● Supplied data
** start **

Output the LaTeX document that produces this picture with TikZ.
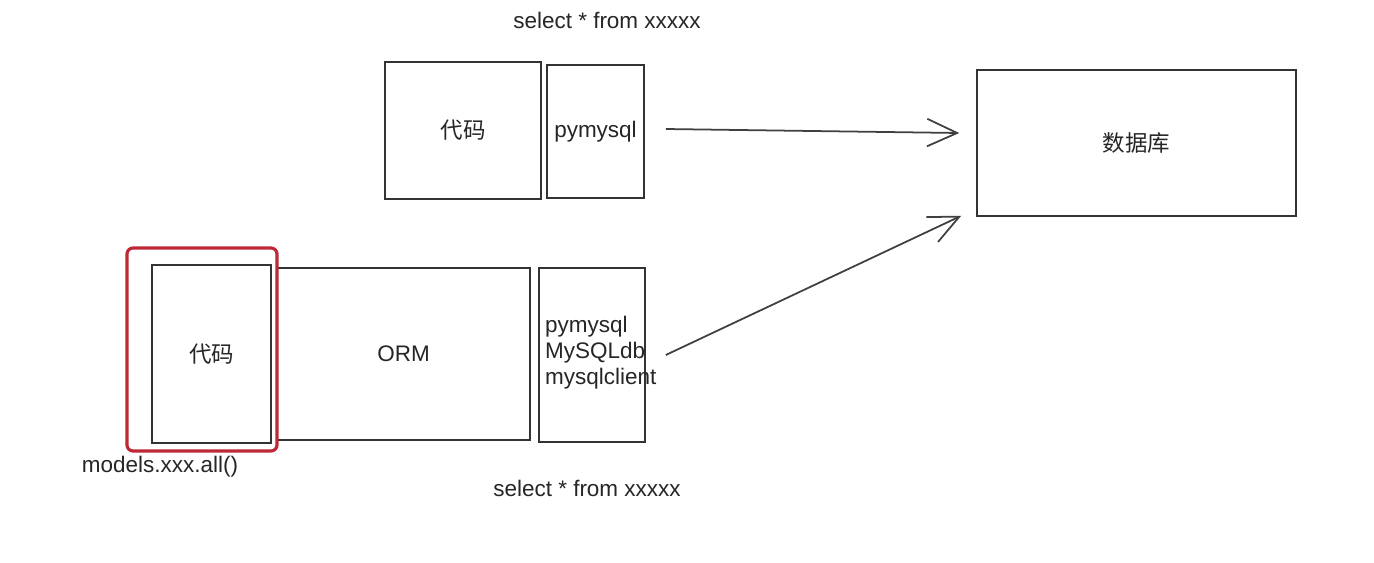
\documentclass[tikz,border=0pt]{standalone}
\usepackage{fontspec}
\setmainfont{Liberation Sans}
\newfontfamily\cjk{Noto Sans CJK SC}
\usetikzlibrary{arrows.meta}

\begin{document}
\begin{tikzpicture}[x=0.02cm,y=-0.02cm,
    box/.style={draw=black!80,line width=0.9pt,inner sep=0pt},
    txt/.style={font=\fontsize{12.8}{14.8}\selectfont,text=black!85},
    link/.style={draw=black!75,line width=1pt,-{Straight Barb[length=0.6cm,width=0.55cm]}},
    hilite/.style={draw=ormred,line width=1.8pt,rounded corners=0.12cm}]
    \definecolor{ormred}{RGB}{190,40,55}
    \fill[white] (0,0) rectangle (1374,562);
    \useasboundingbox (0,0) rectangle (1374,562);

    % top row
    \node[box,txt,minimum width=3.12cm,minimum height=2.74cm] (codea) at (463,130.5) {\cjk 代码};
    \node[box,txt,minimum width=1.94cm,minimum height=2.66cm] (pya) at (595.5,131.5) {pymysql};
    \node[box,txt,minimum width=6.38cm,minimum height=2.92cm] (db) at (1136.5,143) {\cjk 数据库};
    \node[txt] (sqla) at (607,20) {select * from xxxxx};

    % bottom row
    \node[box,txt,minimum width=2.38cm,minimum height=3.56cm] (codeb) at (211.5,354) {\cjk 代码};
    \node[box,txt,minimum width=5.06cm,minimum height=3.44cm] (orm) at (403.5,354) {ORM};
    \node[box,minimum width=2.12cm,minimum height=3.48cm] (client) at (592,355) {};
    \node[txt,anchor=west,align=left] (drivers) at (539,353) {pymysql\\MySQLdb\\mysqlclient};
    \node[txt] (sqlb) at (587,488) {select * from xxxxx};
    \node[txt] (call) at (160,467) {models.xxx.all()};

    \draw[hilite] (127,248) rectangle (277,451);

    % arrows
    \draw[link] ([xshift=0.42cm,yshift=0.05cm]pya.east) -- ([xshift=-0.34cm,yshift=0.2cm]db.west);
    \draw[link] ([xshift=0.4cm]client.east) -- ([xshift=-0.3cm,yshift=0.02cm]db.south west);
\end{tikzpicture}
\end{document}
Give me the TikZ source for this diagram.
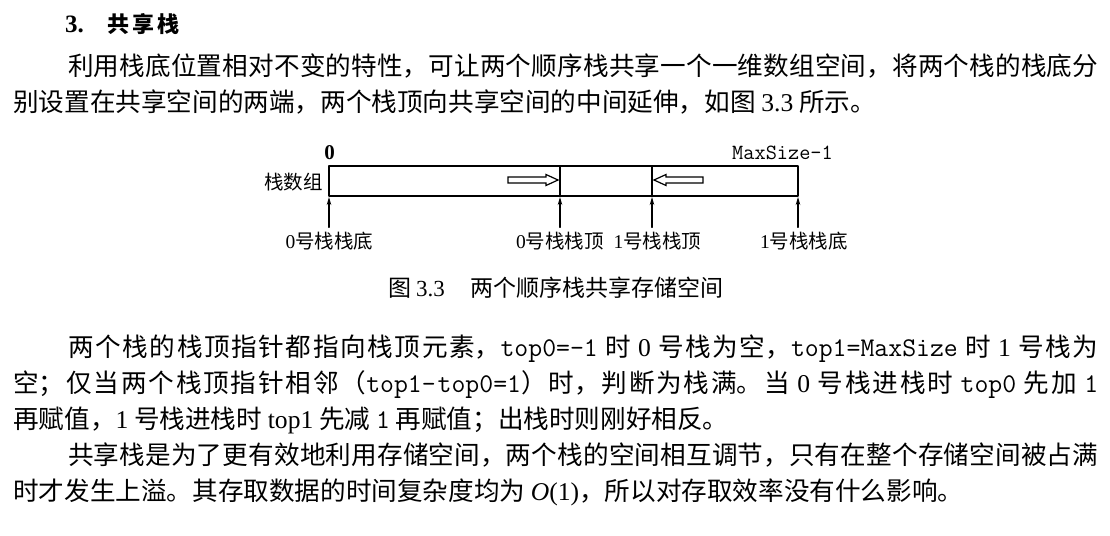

** end **

From the listing above, pick out each line where the word "this" appears.

● Full output
Output the LaTeX document that produces this picture with TikZ.
Give me the TikZ source for this diagram.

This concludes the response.